Levi Roots, who has become a multi-millionaire as the man behind the popular Reggae Reggae Sauce, was recently in Jamaica promoting his products.
Back To Africa will not be all music. There will be panel discussions, a seminar and a Miss Natural beauty contest. Disc jockey Steve James of Bess FM, an authority on British reggae, is to be one of the participants in the festival.
James has been involved with Fraser and his label since its early days.
“Some of the biggest lovers rock music and singers came out of Ariwa.
That’s what really broke the label,” James said.
Time For Love by McLean and Sandra Cross’ Country Living are two of Ariwa’s biggest selling songs. Dread A Who She Love by Macka B and Kofi is maybe the label’s best known song in Jamaica.
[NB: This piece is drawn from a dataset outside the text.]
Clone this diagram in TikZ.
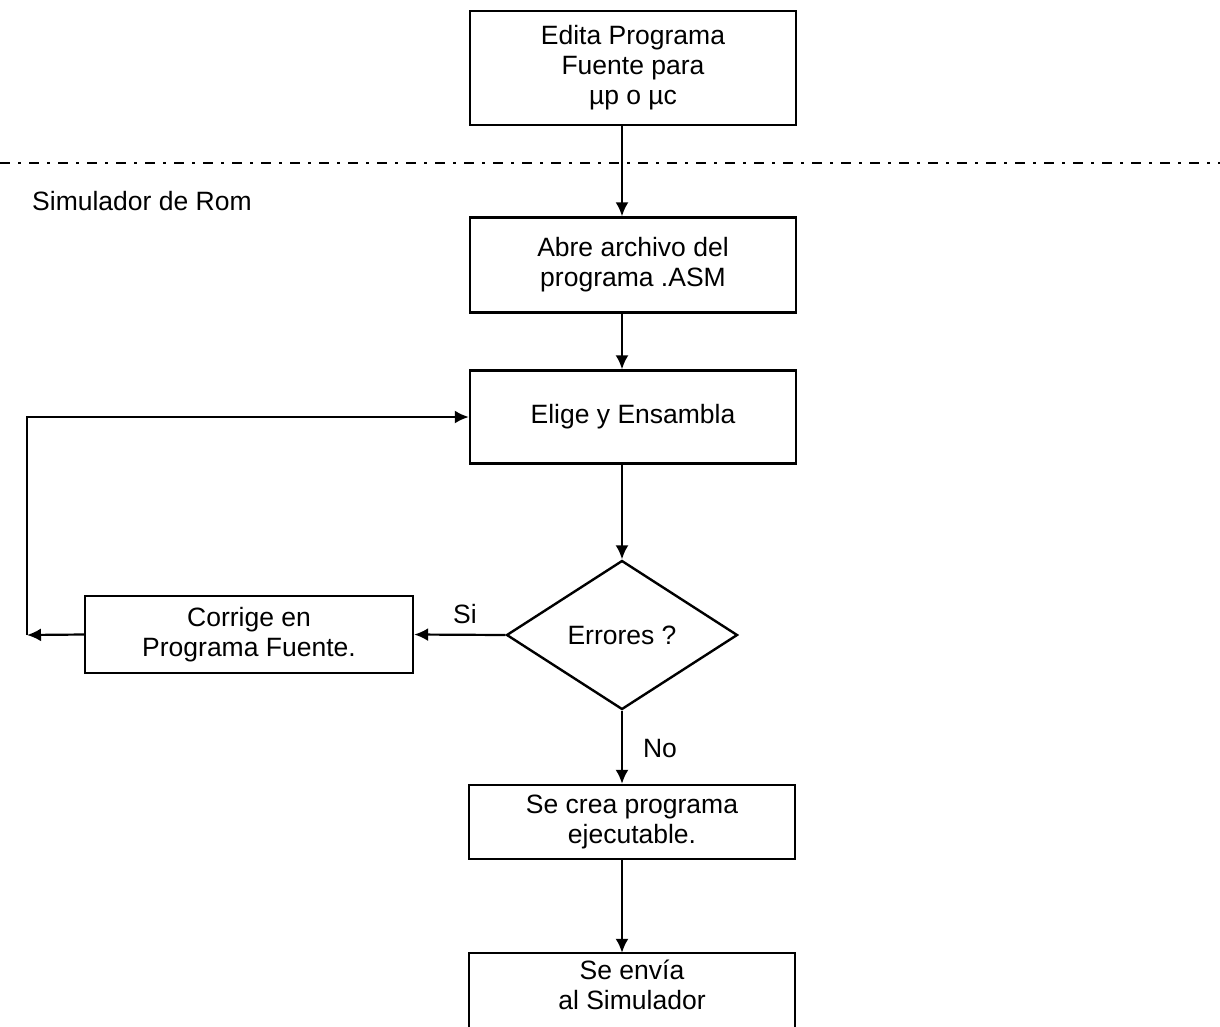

Fraser was born in the Guyana capital, Georgetown, but immigrated to the UK when he was 13. It was here that he developed a love for Jamaican music, especially the dub sounds of Perry and Osbourne ‘King Tubby’ Ruddock.
Fraser established Ariwa in 1979. The label was prolific throughout the 1990s when it signed a distribution deal with Washington DC-based RAS
Records to distribute its music in the US. Fraser has worked with some of the biggest names in reggae including Bob Andy and Horace Andy.
One of his latest productions, “London Burning” by Big Youth, has been doing well on the UK reggae scene.